Biografías para el recuerdo: Félix Urrestarazu
07-08-73
BPZ 73
Félix ha muerto. Y muchos, muchos han manifestado que le querían. Fue un sacerdote abierto y generoso; contagiaba fácilmente su optimismo. Creía de verdad y se le notaba la luz. Hecho a prueba de aguante y de paciencia, su vida no fue sin dolor ni cruz grande. Sufrió operaciones muy duras; muchos años durmió sobre una tabla. Félix supo aceptarse y pocos sabrán de quejas suyas.
Trabajó en Pamplona, en Hortaleza, en Teruel, en Cuenca, en San Sebastián, siempre con ilusión y esmero. Le entusiasmaba el culto hecho con dignidad, la predicación bien preparada. Sabía comprender, oír. Ayudó a muchas Hijas de la Caridad y a muchos jóvenes a encontrar respuestas de fidelidad gozosa (lo sé por testimonios al alcance de cualquiera). Era un niño grande, todo corazón y espontaneidad, que se ganaba inmediatamente la confianza. Se admiraba de los pequeños detalles, de los gestos sencillos, vivía la paz que daba.

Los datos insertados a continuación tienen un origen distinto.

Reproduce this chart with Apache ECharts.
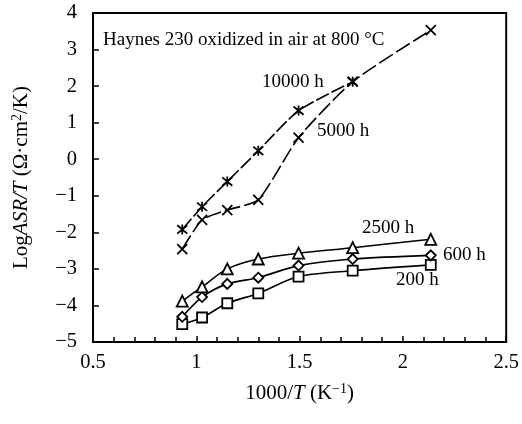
<!DOCTYPE html>
<html><head><meta charset="utf-8">
<script src="https://cdn.jsdelivr.net/npm/echarts@6/dist/echarts.min.js"></script>
<style>html,body{margin:0;padding:0;background:#fff}#c{width:522px;height:424px}</style>
</head><body><div id="c"></div>
<script>
const xValues = [0.932, 1.028, 1.150, 1.300, 1.495, 1.757, 2.135];
const h200   = [-4.51, -4.33, -3.94, -3.67, -3.21, -3.05, -2.89];
const h600   = [-4.31, -3.77, -3.41, -3.24, -2.91, -2.73, -2.63];
const h2500  = [-3.88, -3.49, -3.00, -2.73, -2.57, -2.42, -2.19];
const h5000  = [-2.46, -1.66, -1.39, -1.11, 0.59, 2.12, 3.53];
const h10000 = [-1.92, -1.30, -0.61, 0.23, 1.33, 2.12];
const seriesNames = ['200 h', '600 h', '2500 h', '5000 h', '10000 h'];
const xTicks = [0.5, 1, 1.5, 2, 2.5];

const FONT = '"Liberation Serif", "Times New Roman", serif';
const pairs = (ys) => ys.map((y, i) => [xValues[i], y]);
const asterisk = 'path://M0,0L10,10M10,0L0,10M5,-1L5,11';
const cross = 'path://M0,0L10,10M10,0L0,10';

function mk(name, ys, symbol, size, dash, filled, smooth) {
  return {
    name, type: 'line', data: pairs(ys), smooth: smooth,
    symbol, symbolSize: size, showSymbol: true,
    lineStyle: { color: '#000', width: 1.6, type: dash },
    itemStyle: { color: filled ? 'none' : '#fff', borderColor: '#000', borderWidth: 1.8 },
    emphasis: { disabled: true }, z: 3
  };
}

const TF = 20.5, AF = 21, NF = 19;
const chart = echarts.init(document.getElementById('c'), null, { renderer: 'canvas' });
chart.setOption({
  animation: false,
  backgroundColor: '#fff',
  textStyle: { fontFamily: FONT },
  grid: { left: 93, right: 14, top: 13, bottom: 82, show: true, borderColor: '#000', borderWidth: 2, backgroundColor: 'transparent' },
  xAxis: {
    type: 'value', min: 0.5, max: 2.5, interval: 0.5,
    axisLine: { show: true, onZero: false, lineStyle: { color: '#000', width: 2 } },
    axisTick: { show: true, inside: true, length: 6, lineStyle: { color: '#000', width: 1.5 } },
    minorTick: { show: true, splitNumber: 5, length: 5, lineStyle: { color: '#000', width: 1.5 } },
    splitLine: { show: false },
    axisLabel: { color: '#000', fontSize: TF, fontFamily: FONT, margin: 10,
      formatter: v => xTicks.some(t => Math.abs(t - v) < 1e-6) ? String(+v.toFixed(1)) : '' },
    name: '{n|1000/}{i|T}{n| (K}{s|−1}{n|)}',
    nameLocation: 'middle', nameGap: 40,
    nameTextStyle: { rich: {
      n: { fontSize: AF, fontFamily: FONT, color: '#000' },
      i: { fontSize: AF, fontFamily: FONT, fontStyle: 'italic', color: '#000' },
      s: { fontSize: 14, fontFamily: FONT, color: '#000', verticalAlign: 'top', padding: [0, 0, 8, 0] }
    } }
  },
  yAxis: {
    type: 'value', min: -5, max: 4, interval: 1,
    axisLine: { show: true, onZero: false, lineStyle: { color: '#000', width: 2 } },
    axisTick: { show: true, inside: true, length: 6, lineStyle: { color: '#000', width: 1.5 } },
    splitLine: { show: false },
    axisLabel: { color: '#000', fontSize: TF, fontFamily: FONT, margin: 16,
      formatter: v => String(v).replace('-', '−') },
    name: '{n|Log}{i|ASR/T}{n| (Ω·cm}{s|2}{n|/K)}',
    nameLocation: 'middle', nameGap: 61, nameRotate: 90,
    nameTextStyle: { rich: {
      n: { fontSize: AF, fontFamily: FONT, color: '#000' },
      i: { fontSize: AF, fontFamily: FONT, fontStyle: 'italic', color: '#000' },
      s: { fontSize: 14, fontFamily: FONT, color: '#000', verticalAlign: 'top', padding: [0, 0, 8, 0] }
    } }
  },
  series: [
    mk(seriesNames[0], h200, 'rect', 10, 'solid', false, 0.3),
    mk(seriesNames[1], h600, 'diamond', 10, 'solid', false, 0.3),
    mk(seriesNames[2], h2500, 'triangle', 11, 'solid', false, 0.3),
    mk(seriesNames[3], h5000, cross, 10, [16, 4], true, 0.2),
    mk(seriesNames[4], h10000, asterisk, 10, [14, 3], true, 0.2)
  ],
  graphic: [
    { type: 'text', x: 103, y: 40, style: { text: 'Haynes 230 oxidized in air at 800 °C', fontSize: NF, fontFamily: FONT, fill: '#000', verticalAlign: 'middle' } },
    { type: 'text', x: 262, y: 82, style: { text: seriesNames[4], fontSize: NF, fontFamily: FONT, fill: '#000', verticalAlign: 'middle' } },
    { type: 'text', x: 317, y: 131, style: { text: seriesNames[3], fontSize: NF, fontFamily: FONT, fill: '#000', verticalAlign: 'middle' } },
    { type: 'text', x: 362, y: 228, style: { text: seriesNames[2], fontSize: NF, fontFamily: FONT, fill: '#000', verticalAlign: 'middle' } },
    { type: 'text', x: 443, y: 255, style: { text: seriesNames[1], fontSize: NF, fontFamily: FONT, fill: '#000', verticalAlign: 'middle' } },
    { type: 'text', x: 396, y: 280, style: { text: seriesNames[0], fontSize: NF, fontFamily: FONT, fill: '#000', verticalAlign: 'middle' } }
  ]
});
</script></body></html>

Tenía una memoria prodigiosa y la utilizó con provecho. Logró hablar perfectamente el francés. No se detuvo nunca. A los cuarenta años en Roma estudiaba con interés. La tesis que preparaba sobre “La doctrina de la Encarnación en San Vicente” es buen documento acreditativo de sus esfuerzos.

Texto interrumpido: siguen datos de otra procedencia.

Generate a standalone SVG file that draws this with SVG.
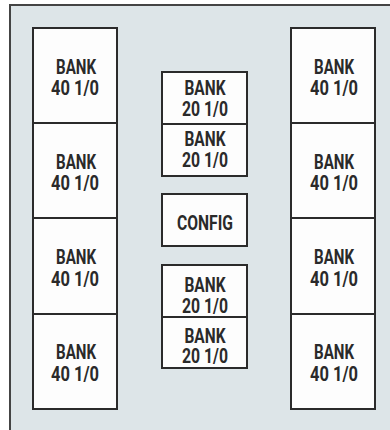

Un día no pudo con los dolores de cabeza, y de Roma se vino a su casa de Ibarra. Para él su “amatxo” era su todo. Acertó. Su mal era mortal. Sufrió una delicadísima operación. El día anterior a la misma recibió el sacramento de la Unción, causando una impresión providencial entre los enfermos de la sala. En dicha celebración pronunció aquel “soy joven, quiero vivir, pero acepto la voluntad de Dios”.
Tres meses de espera fueron muchos días aún para la risa y el contagio de esperanza. En San Sebastián y Corella dejó una huella de confianza absoluta en Dios. Hasta que una tarde de agosto, al aire de muchas fiestas, en San Sebastián partió para la casa del Padre. La señora Micaela, su “amatxo”, aceptó ejemplarmente su muerte. Mucho había hablado con él, mucho había sufrido y sabía cómo se lo entregaba a Dios.
En Roma frecuentemente iba a la tumba de Juan XXIII, corazón a corazón y mucha fe. Y con ellos el recuerdo de los enfermos de la Provincia de Zaragoza.
En Ibarra no cabía la gente el día de su entierro y más de cuarenta compañeros y amigos proclamando la Resurrección. Y aquel “gure Aita” entrañable a Félix le sonaría a cielo.
Descanse en paz el amigo fiel, el paúl generoso. Y guarden el recuerdo de su bondad y alegría cuantos supieron ayudarle a sufrir: Señora Micaela, todos sus hermanos, Hijas de la Caridad de San Sebastián y Corella y sus amigos.